▶ **Written problem**
The listing below should be printed exactly, every line of it. Skip the pictures.

Entries with chart source code
***

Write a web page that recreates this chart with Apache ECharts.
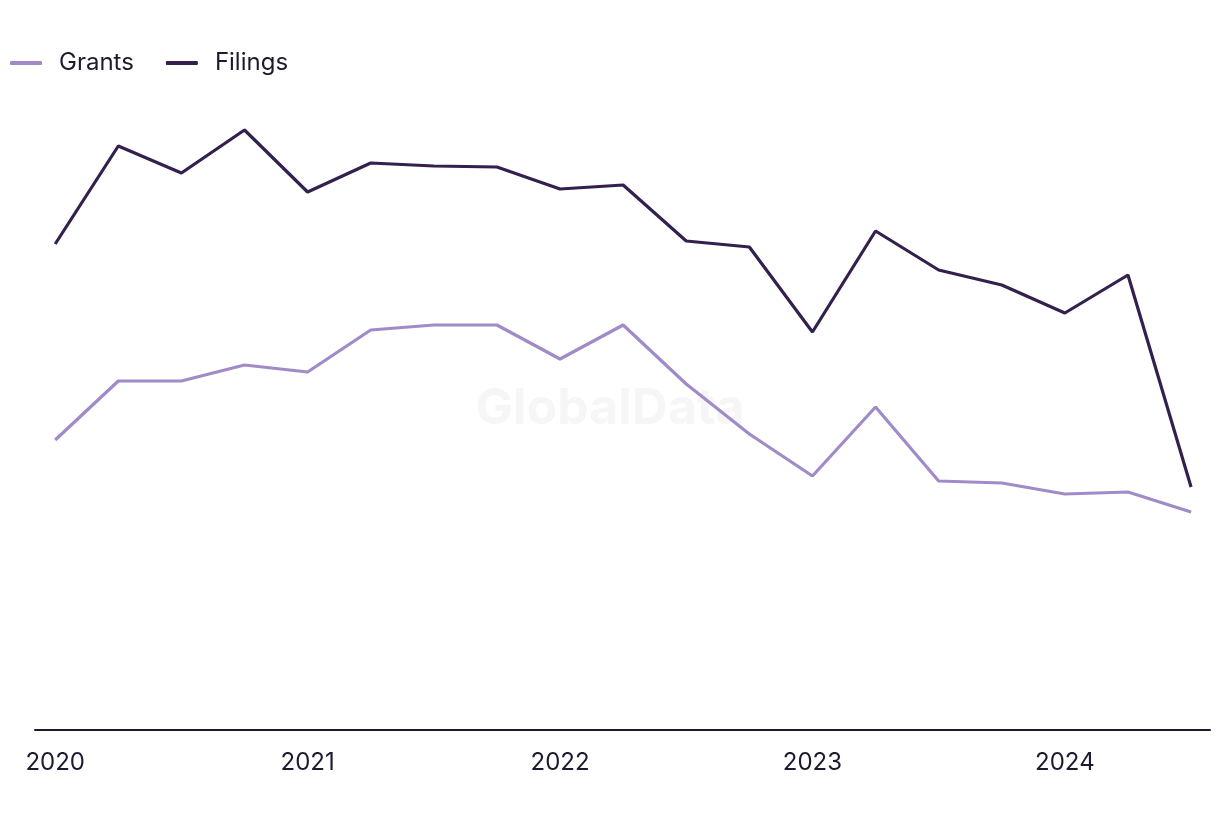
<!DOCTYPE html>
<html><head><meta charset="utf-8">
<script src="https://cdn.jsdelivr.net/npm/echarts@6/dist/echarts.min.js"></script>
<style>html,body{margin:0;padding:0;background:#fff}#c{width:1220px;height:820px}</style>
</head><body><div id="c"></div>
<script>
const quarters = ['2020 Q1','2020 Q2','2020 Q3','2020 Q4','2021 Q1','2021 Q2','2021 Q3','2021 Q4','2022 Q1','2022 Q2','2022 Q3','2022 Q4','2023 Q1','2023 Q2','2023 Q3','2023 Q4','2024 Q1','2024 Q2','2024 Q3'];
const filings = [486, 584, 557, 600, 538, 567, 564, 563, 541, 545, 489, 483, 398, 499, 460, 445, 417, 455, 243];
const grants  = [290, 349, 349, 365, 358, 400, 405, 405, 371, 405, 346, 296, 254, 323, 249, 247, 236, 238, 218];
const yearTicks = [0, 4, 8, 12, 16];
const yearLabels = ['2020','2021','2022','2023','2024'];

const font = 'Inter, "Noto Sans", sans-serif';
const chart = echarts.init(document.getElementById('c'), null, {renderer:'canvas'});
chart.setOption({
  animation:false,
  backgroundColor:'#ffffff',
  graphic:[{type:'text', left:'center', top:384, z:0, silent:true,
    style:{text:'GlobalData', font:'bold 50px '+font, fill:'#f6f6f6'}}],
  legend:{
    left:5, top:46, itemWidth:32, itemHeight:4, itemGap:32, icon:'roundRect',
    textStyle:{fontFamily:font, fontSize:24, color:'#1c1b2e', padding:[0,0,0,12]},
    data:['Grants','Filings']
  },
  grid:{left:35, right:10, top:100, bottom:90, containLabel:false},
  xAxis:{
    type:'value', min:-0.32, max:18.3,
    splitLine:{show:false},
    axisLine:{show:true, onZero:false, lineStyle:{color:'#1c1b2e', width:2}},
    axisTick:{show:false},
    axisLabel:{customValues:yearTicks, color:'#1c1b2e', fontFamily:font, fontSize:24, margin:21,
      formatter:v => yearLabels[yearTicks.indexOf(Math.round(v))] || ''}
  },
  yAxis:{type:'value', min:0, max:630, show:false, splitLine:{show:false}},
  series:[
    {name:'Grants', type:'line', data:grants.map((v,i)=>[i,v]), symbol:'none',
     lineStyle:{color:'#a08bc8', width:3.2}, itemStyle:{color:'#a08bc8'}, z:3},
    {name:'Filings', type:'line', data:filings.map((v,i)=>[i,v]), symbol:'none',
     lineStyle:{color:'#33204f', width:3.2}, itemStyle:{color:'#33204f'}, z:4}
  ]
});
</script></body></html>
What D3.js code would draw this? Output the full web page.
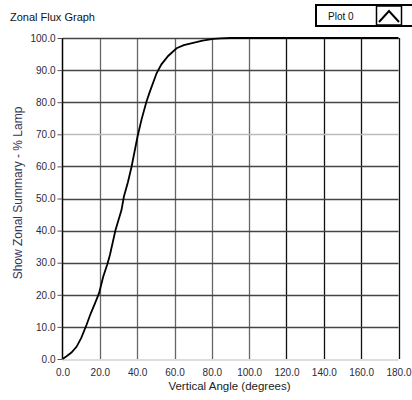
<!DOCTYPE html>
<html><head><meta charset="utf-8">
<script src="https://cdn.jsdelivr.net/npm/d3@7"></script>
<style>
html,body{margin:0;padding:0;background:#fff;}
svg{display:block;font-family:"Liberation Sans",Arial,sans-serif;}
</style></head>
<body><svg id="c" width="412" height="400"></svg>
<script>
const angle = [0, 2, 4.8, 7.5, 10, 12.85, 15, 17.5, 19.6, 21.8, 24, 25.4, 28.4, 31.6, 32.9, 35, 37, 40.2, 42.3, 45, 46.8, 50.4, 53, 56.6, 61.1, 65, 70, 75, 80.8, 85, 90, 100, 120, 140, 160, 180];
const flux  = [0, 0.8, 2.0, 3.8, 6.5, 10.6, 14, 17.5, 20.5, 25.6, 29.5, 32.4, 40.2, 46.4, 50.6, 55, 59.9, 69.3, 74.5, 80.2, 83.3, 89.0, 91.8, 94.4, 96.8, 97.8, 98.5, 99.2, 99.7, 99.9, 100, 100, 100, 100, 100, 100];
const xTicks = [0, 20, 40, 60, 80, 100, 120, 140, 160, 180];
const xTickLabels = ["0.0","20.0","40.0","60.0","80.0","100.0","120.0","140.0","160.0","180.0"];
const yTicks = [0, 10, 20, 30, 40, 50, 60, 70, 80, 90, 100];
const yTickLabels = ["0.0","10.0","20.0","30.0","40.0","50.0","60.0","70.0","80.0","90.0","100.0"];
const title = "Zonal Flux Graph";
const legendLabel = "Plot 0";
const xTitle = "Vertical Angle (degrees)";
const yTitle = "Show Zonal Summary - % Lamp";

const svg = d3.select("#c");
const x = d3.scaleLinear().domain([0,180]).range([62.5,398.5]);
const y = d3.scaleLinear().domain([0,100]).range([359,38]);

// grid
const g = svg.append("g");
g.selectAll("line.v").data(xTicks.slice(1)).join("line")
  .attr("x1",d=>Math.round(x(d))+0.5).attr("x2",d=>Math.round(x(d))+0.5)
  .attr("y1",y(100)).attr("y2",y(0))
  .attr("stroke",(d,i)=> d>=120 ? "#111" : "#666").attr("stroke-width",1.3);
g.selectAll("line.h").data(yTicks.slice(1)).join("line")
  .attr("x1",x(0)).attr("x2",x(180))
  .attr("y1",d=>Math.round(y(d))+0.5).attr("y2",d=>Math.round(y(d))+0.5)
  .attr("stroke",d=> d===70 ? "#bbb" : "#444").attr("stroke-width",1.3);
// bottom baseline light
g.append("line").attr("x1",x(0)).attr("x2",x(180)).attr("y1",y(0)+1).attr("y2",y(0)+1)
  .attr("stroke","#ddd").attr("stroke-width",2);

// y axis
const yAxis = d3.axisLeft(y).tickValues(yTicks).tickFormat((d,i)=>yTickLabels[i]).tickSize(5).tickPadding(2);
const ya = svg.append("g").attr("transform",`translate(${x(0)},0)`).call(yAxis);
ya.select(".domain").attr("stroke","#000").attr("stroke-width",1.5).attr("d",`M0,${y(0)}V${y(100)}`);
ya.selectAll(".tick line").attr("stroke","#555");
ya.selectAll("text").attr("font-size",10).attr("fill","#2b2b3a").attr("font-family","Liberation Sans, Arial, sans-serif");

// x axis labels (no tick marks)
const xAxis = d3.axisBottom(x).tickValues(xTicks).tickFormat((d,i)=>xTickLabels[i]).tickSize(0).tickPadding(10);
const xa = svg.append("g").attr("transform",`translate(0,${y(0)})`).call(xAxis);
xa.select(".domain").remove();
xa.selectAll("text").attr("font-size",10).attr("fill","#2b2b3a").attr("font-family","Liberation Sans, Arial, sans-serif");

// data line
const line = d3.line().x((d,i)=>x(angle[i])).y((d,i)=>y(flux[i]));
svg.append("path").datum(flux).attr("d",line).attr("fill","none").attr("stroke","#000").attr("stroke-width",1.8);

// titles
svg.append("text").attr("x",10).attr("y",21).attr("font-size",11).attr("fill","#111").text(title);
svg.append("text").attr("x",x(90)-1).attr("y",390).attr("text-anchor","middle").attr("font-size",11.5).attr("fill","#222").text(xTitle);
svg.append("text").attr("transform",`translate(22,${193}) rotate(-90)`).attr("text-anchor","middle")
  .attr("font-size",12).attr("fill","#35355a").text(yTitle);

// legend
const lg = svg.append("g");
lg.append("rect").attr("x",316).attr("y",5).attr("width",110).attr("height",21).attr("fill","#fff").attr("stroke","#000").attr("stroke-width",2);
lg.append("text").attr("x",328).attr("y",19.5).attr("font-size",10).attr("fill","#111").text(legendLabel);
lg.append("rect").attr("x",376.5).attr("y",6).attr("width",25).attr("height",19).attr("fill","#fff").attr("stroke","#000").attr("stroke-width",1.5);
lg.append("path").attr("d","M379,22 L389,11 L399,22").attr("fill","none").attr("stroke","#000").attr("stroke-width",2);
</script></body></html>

***

▶ **Written answer**
Write a web page that recreates this chart with Apache ECharts.
<!DOCTYPE html>
<html><head><meta charset="utf-8">
<script src="https://cdn.jsdelivr.net/npm/echarts@6/dist/echarts.min.js"></script>
<style>html,body{margin:0;padding:0;background:#fff}#c{width:1220px;height:820px}</style>
</head><body><div id="c"></div>
<script>
const quarters = ['2020 Q1','2020 Q2','2020 Q3','2020 Q4','2021 Q1','2021 Q2','2021 Q3','2021 Q4','2022 Q1','2022 Q2','2022 Q3','2022 Q4','2023 Q1','2023 Q2','2023 Q3','2023 Q4','2024 Q1','2024 Q2','2024 Q3'];
const filings = [486, 584, 557, 600, 538, 567, 564, 563, 541, 545, 489, 483, 398, 499, 460, 445, 417, 455, 243];
const grants  = [290, 349, 349, 365, 358, 400, 405, 405, 371, 405, 346, 296, 254, 323, 249, 247, 236, 238, 218];
const yearTicks = [0, 4, 8, 12, 16];
const yearLabels = ['2020','2021','2022','2023','2024'];

const font = 'Inter, "Noto Sans", sans-serif';
const chart = echarts.init(document.getElementById('c'), null, {renderer:'canvas'});
chart.setOption({
  animation:false,
  backgroundColor:'#ffffff',
  graphic:[{type:'text', left:'center', top:384, z:0, silent:true,
    style:{text:'GlobalData', font:'bold 50px '+font, fill:'#f6f6f6'}}],
  legend:{
    left:5, top:46, itemWidth:32, itemHeight:4, itemGap:32, icon:'roundRect',
    textStyle:{fontFamily:font, fontSize:24, color:'#1c1b2e', padding:[0,0,0,12]},
    data:['Grants','Filings']
  },
  grid:{left:35, right:10, top:100, bottom:90, containLabel:false},
  xAxis:{
    type:'value', min:-0.32, max:18.3,
    splitLine:{show:false},
    axisLine:{show:true, onZero:false, lineStyle:{color:'#1c1b2e', width:2}},
    axisTick:{show:false},
    axisLabel:{customValues:yearTicks, color:'#1c1b2e', fontFamily:font, fontSize:24, margin:21,
      formatter:v => yearLabels[yearTicks.indexOf(Math.round(v))] || ''}
  },
  yAxis:{type:'value', min:0, max:630, show:false, splitLine:{show:false}},
  series:[
    {name:'Grants', type:'line', data:grants.map((v,i)=>[i,v]), symbol:'none',
     lineStyle:{color:'#a08bc8', width:3.2}, itemStyle:{color:'#a08bc8'}, z:3},
    {name:'Filings', type:'line', data:filings.map((v,i)=>[i,v]), symbol:'none',
     lineStyle:{color:'#33204f', width:3.2}, itemStyle:{color:'#33204f'}, z:4}
  ]
});
</script></body></html>
What D3.js code would draw this? Output the full web page.
<!DOCTYPE html>
<html><head><meta charset="utf-8">
<script src="https://cdn.jsdelivr.net/npm/d3@7"></script>
<style>
html,body{margin:0;padding:0;background:#fff;}
svg{display:block;font-family:"Liberation Sans",Arial,sans-serif;}
</style></head>
<body><svg id="c" width="412" height="400"></svg>
<script>
const angle = [0, 2, 4.8, 7.5, 10, 12.85, 15, 17.5, 19.6, 21.8, 24, 25.4, 28.4, 31.6, 32.9, 35, 37, 40.2, 42.3, 45, 46.8, 50.4, 53, 56.6, 61.1, 65, 70, 75, 80.8, 85, 90, 100, 120, 140, 160, 180];
const flux  = [0, 0.8, 2.0, 3.8, 6.5, 10.6, 14, 17.5, 20.5, 25.6, 29.5, 32.4, 40.2, 46.4, 50.6, 55, 59.9, 69.3, 74.5, 80.2, 83.3, 89.0, 91.8, 94.4, 96.8, 97.8, 98.5, 99.2, 99.7, 99.9, 100, 100, 100, 100, 100, 100];
const xTicks = [0, 20, 40, 60, 80, 100, 120, 140, 160, 180];
const xTickLabels = ["0.0","20.0","40.0","60.0","80.0","100.0","120.0","140.0","160.0","180.0"];
const yTicks = [0, 10, 20, 30, 40, 50, 60, 70, 80, 90, 100];
const yTickLabels = ["0.0","10.0","20.0","30.0","40.0","50.0","60.0","70.0","80.0","90.0","100.0"];
const title = "Zonal Flux Graph";
const legendLabel = "Plot 0";
const xTitle = "Vertical Angle (degrees)";
const yTitle = "Show Zonal Summary - % Lamp";

const svg = d3.select("#c");
const x = d3.scaleLinear().domain([0,180]).range([62.5,398.5]);
const y = d3.scaleLinear().domain([0,100]).range([359,38]);

// grid
const g = svg.append("g");
g.selectAll("line.v").data(xTicks.slice(1)).join("line")
  .attr("x1",d=>Math.round(x(d))+0.5).attr("x2",d=>Math.round(x(d))+0.5)
  .attr("y1",y(100)).attr("y2",y(0))
  .attr("stroke",(d,i)=> d>=120 ? "#111" : "#666").attr("stroke-width",1.3);
g.selectAll("line.h").data(yTicks.slice(1)).join("line")
  .attr("x1",x(0)).attr("x2",x(180))
  .attr("y1",d=>Math.round(y(d))+0.5).attr("y2",d=>Math.round(y(d))+0.5)
  .attr("stroke",d=> d===70 ? "#bbb" : "#444").attr("stroke-width",1.3);
// bottom baseline light
g.append("line").attr("x1",x(0)).attr("x2",x(180)).attr("y1",y(0)+1).attr("y2",y(0)+1)
  .attr("stroke","#ddd").attr("stroke-width",2);

// y axis
const yAxis = d3.axisLeft(y).tickValues(yTicks).tickFormat((d,i)=>yTickLabels[i]).tickSize(5).tickPadding(2);
const ya = svg.append("g").attr("transform",`translate(${x(0)},0)`).call(yAxis);
ya.select(".domain").attr("stroke","#000").attr("stroke-width",1.5).attr("d",`M0,${y(0)}V${y(100)}`);
ya.selectAll(".tick line").attr("stroke","#555");
ya.selectAll("text").attr("font-size",10).attr("fill","#2b2b3a").attr("font-family","Liberation Sans, Arial, sans-serif");

// x axis labels (no tick marks)
const xAxis = d3.axisBottom(x).tickValues(xTicks).tickFormat((d,i)=>xTickLabels[i]).tickSize(0).tickPadding(10);
const xa = svg.append("g").attr("transform",`translate(0,${y(0)})`).call(xAxis);
xa.select(".domain").remove();
xa.selectAll("text").attr("font-size",10).attr("fill","#2b2b3a").attr("font-family","Liberation Sans, Arial, sans-serif");

// data line
const line = d3.line().x((d,i)=>x(angle[i])).y((d,i)=>y(flux[i]));
svg.append("path").datum(flux).attr("d",line).attr("fill","none").attr("stroke","#000").attr("stroke-width",1.8);

// titles
svg.append("text").attr("x",10).attr("y",21).attr("font-size",11).attr("fill","#111").text(title);
svg.append("text").attr("x",x(90)-1).attr("y",390).attr("text-anchor","middle").attr("font-size",11.5).attr("fill","#222").text(xTitle);
svg.append("text").attr("transform",`translate(22,${193}) rotate(-90)`).attr("text-anchor","middle")
  .attr("font-size",12).attr("fill","#35355a").text(yTitle);

// legend
const lg = svg.append("g");
lg.append("rect").attr("x",316).attr("y",5).attr("width",110).attr("height",21).attr("fill","#fff").attr("stroke","#000").attr("stroke-width",2);
lg.append("text").attr("x",328).attr("y",19.5).attr("font-size",10).attr("fill","#111").text(legendLabel);
lg.append("rect").attr("x",376.5).attr("y",6).attr("width",25).attr("height",19).attr("fill","#fff").attr("stroke","#000").attr("stroke-width",1.5);
lg.append("path").attr("d","M379,22 L389,11 L399,22").attr("fill","none").attr("stroke","#000").attr("stroke-width",2);
</script></body></html>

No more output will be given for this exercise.